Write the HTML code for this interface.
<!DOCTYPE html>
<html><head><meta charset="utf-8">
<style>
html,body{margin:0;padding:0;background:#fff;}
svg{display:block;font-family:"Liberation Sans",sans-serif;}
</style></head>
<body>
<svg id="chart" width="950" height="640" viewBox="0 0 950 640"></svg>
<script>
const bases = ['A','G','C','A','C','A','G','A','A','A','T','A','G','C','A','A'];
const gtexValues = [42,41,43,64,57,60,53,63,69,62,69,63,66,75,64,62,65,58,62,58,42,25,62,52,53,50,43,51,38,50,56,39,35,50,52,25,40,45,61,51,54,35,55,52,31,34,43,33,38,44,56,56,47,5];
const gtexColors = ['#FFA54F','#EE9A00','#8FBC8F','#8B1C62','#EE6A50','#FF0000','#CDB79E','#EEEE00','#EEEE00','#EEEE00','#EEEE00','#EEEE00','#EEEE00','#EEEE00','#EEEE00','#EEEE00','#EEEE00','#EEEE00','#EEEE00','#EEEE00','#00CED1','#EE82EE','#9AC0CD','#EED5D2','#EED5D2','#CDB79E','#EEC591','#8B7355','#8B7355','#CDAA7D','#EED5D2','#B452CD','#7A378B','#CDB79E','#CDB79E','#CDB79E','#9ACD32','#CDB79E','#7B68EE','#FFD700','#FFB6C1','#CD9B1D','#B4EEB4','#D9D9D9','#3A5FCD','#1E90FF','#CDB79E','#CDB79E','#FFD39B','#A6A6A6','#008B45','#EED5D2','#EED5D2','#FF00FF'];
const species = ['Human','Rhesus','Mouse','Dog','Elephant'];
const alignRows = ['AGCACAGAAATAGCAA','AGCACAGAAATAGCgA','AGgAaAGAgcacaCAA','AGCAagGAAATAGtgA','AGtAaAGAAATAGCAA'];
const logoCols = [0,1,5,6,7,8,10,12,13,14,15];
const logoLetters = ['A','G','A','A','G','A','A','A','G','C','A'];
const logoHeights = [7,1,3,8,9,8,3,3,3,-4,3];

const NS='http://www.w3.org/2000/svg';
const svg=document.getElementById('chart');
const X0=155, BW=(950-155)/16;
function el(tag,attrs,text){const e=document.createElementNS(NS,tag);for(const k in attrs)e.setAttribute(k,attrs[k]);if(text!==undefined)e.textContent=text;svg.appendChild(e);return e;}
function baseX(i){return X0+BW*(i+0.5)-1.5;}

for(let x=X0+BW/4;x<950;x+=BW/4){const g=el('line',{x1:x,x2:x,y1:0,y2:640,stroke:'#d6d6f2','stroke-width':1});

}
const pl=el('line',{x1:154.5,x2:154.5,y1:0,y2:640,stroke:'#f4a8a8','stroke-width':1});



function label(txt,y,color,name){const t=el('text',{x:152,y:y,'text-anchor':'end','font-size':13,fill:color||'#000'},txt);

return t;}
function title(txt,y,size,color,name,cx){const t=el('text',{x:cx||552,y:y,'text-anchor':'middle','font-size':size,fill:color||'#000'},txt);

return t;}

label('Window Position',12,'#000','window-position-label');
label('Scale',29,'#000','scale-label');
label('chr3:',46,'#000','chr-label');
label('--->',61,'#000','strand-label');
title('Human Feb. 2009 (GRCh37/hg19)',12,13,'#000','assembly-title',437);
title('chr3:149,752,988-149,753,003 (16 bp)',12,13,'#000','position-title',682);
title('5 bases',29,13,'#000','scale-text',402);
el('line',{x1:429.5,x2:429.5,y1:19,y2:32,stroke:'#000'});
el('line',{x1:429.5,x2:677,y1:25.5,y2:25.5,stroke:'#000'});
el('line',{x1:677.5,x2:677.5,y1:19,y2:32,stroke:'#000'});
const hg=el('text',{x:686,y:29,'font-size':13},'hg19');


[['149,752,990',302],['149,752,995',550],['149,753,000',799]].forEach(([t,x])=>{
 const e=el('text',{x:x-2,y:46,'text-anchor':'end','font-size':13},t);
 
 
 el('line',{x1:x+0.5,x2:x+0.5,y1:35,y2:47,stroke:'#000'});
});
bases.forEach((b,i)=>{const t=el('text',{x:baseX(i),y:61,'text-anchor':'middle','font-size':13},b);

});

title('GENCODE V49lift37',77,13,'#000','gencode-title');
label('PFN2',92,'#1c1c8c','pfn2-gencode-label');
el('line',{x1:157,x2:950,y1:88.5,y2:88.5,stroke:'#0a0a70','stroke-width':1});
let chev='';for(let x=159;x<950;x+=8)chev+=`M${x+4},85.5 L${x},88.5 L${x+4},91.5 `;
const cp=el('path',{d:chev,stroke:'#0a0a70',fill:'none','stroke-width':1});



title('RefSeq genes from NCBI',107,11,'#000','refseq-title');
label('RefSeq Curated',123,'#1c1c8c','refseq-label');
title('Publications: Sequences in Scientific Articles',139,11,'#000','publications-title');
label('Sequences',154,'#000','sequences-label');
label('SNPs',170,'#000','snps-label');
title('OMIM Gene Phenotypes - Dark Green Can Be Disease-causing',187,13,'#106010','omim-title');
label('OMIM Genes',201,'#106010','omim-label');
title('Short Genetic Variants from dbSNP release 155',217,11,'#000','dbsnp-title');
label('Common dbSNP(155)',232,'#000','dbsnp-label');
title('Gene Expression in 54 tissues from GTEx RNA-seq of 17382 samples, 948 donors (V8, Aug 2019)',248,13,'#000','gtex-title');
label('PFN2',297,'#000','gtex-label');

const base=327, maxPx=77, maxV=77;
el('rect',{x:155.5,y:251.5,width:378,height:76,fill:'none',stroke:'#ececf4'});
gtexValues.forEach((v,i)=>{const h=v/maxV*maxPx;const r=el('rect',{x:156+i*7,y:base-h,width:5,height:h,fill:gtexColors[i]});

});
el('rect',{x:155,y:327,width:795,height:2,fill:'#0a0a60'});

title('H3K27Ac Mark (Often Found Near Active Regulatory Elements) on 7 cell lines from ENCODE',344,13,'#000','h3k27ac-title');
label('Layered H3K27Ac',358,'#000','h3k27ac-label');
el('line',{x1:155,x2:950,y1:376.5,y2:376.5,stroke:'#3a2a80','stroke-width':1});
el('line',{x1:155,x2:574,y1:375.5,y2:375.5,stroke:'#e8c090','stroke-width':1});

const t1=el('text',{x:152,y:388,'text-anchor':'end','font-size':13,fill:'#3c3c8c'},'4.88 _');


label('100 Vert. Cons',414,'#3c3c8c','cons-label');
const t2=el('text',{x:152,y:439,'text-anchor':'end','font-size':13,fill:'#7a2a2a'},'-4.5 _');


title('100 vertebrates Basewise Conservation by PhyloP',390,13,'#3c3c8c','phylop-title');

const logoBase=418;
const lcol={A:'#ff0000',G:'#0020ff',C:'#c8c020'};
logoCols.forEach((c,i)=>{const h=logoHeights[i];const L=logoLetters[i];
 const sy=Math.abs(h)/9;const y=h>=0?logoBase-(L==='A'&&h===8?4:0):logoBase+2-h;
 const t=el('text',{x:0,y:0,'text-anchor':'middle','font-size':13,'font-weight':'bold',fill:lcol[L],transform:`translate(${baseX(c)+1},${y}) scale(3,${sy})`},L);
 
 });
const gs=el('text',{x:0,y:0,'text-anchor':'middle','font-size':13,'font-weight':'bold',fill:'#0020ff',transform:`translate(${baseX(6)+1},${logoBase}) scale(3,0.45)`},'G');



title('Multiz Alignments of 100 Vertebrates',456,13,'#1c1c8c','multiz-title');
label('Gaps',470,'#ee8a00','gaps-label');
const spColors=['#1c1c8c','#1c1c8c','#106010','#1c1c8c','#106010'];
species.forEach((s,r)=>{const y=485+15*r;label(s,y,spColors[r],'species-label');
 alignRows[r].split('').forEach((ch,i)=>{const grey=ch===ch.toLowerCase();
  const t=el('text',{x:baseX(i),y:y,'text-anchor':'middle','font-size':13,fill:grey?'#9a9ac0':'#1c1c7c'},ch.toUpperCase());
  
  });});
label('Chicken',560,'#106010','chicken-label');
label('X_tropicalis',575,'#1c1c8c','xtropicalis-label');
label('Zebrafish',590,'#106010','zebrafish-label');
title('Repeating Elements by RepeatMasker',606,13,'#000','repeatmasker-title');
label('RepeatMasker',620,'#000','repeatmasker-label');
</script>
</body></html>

> _PROBLEM DETAILS_:
Everything from the first line through the line containing "const logoHeights = [7,1,3,8,9,8,3,3,3,-4,3];" should be quoted exactly, and nothing beyond it.

> _EXERCISE ANSWER_:
Write the HTML code for this interface.
<!DOCTYPE html>
<html><head><meta charset="utf-8">
<style>
html,body{margin:0;padding:0;background:#fff;}
svg{display:block;font-family:"Liberation Sans",sans-serif;}
</style></head>
<body>
<svg id="chart" width="950" height="640" viewBox="0 0 950 640"></svg>
<script>
const bases = ['A','G','C','A','C','A','G','A','A','A','T','A','G','C','A','A'];
const gtexValues = [42,41,43,64,57,60,53,63,69,62,69,63,66,75,64,62,65,58,62,58,42,25,62,52,53,50,43,51,38,50,56,39,35,50,52,25,40,45,61,51,54,35,55,52,31,34,43,33,38,44,56,56,47,5];
const gtexColors = ['#FFA54F','#EE9A00','#8FBC8F','#8B1C62','#EE6A50','#FF0000','#CDB79E','#EEEE00','#EEEE00','#EEEE00','#EEEE00','#EEEE00','#EEEE00','#EEEE00','#EEEE00','#EEEE00','#EEEE00','#EEEE00','#EEEE00','#EEEE00','#00CED1','#EE82EE','#9AC0CD','#EED5D2','#EED5D2','#CDB79E','#EEC591','#8B7355','#8B7355','#CDAA7D','#EED5D2','#B452CD','#7A378B','#CDB79E','#CDB79E','#CDB79E','#9ACD32','#CDB79E','#7B68EE','#FFD700','#FFB6C1','#CD9B1D','#B4EEB4','#D9D9D9','#3A5FCD','#1E90FF','#CDB79E','#CDB79E','#FFD39B','#A6A6A6','#008B45','#EED5D2','#EED5D2','#FF00FF'];
const species = ['Human','Rhesus','Mouse','Dog','Elephant'];
const alignRows = ['AGCACAGAAATAGCAA','AGCACAGAAATAGCgA','AGgAaAGAgcacaCAA','AGCAagGAAATAGtgA','AGtAaAGAAATAGCAA'];
const logoCols = [0,1,5,6,7,8,10,12,13,14,15];
const logoLetters = ['A','G','A','A','G','A','A','A','G','C','A'];
const logoHeights = [7,1,3,8,9,8,3,3,3,-4,3];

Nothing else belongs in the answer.